When requesting a search by the National Archives, be sure to supply the following information on NATF Form 81:

  • Full name of the passenger
  • Port of entry
  • Approximate date of arrival

Major indices exist for the ports of:

  • Baltimore, 1820-1952
  • Boston 1848-91, 1902-20
  • New Orleans 1853-1952
  • New York City, 1820-46, 1897-1943
  • Philadelphia 1800-1948
  • Minor ports, 1820-74 and 1890-1924

Genealogy Workshop

Fact: There were no federal laws requiring ship passenger lists be recorded prior to 1820. However, some lists exist and have appeared in print in various publications. The best source for these pre-1820 records is the multi-volume series, edited by P. William Filby, entitled Passenger and Immigration Lists Index — which can usually be found available in public and academic libraries. These volumes give information about passenger lists which appear in books and periodicals, and a librarian can help locate such references.

Tip: Passenger List Websites

  • GenSearch - Ports
    Contains a list of nearly every port in the United States that has published immigration records (passenger arrival lists) 1820-1957, organized by state. Included are Canadian border crossing records, which are called "St. Albans Lists" and are listed under the state of Vermont (even though the actual border crossing may have taken place elsewhere). Mexican border crossing records are also listed for California, Arizona, New Mexico and Texas. The rest are for ship passenger arrival records.
  • Immigrant Ships  
    A group of volunteers dedicated to making ancestors' immigration records easy and convenient to find. Their mission is to make ships' passenger lists available online, at no cost to the researcher. Traditional methods of research in immigration records are time-consuming and expensive, so they created the Immigrant Ships Transcribers Guild to provide a forum for volunteers to present transcriptions of passenger lists and related materials. So far they have transcribed more than 5,000 ships' passenger lists, citing over 1/2 million passenger arrivals.

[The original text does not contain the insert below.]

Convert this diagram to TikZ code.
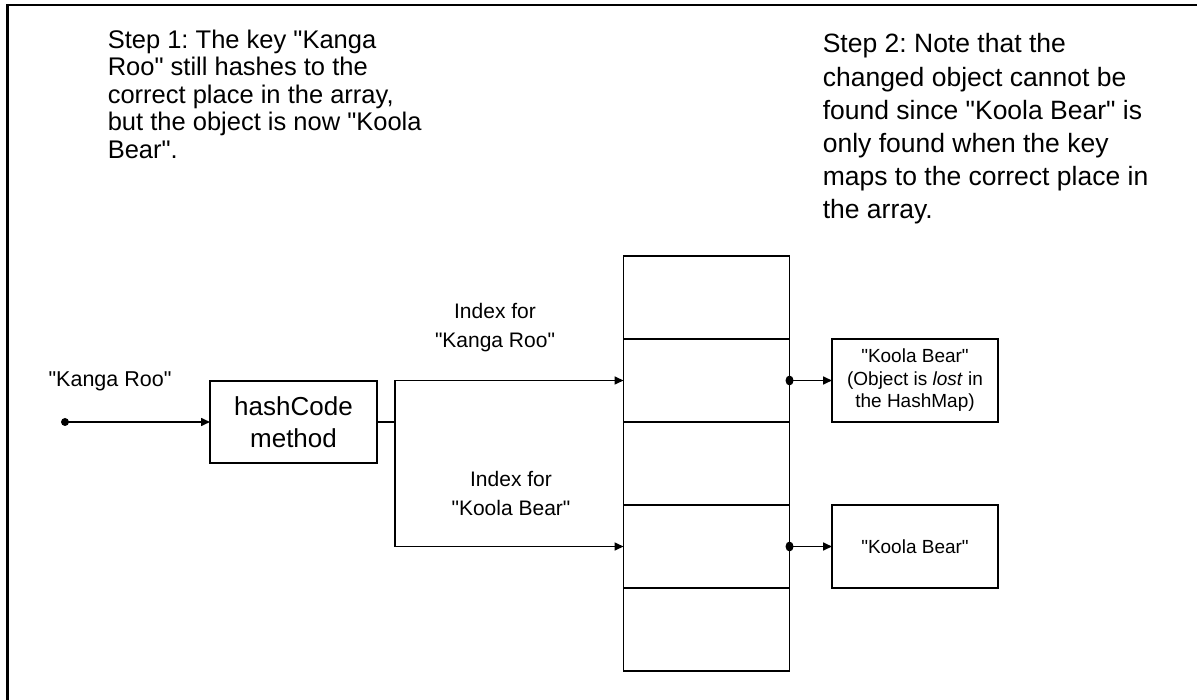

Genealogy News working in conjunction with the National Archives is making digitized images of original historical documents available online. The database is the newest library addition for historical and genealogical researchers. Beginning in April, a new computer class offering will be available to researchers. The class will be a one-hour presentation on maneuvering around the site. Be sure to watch for the April Computer Class schedule later this spring for the exact date and time. NOTE: The database is only available in-house (library locations).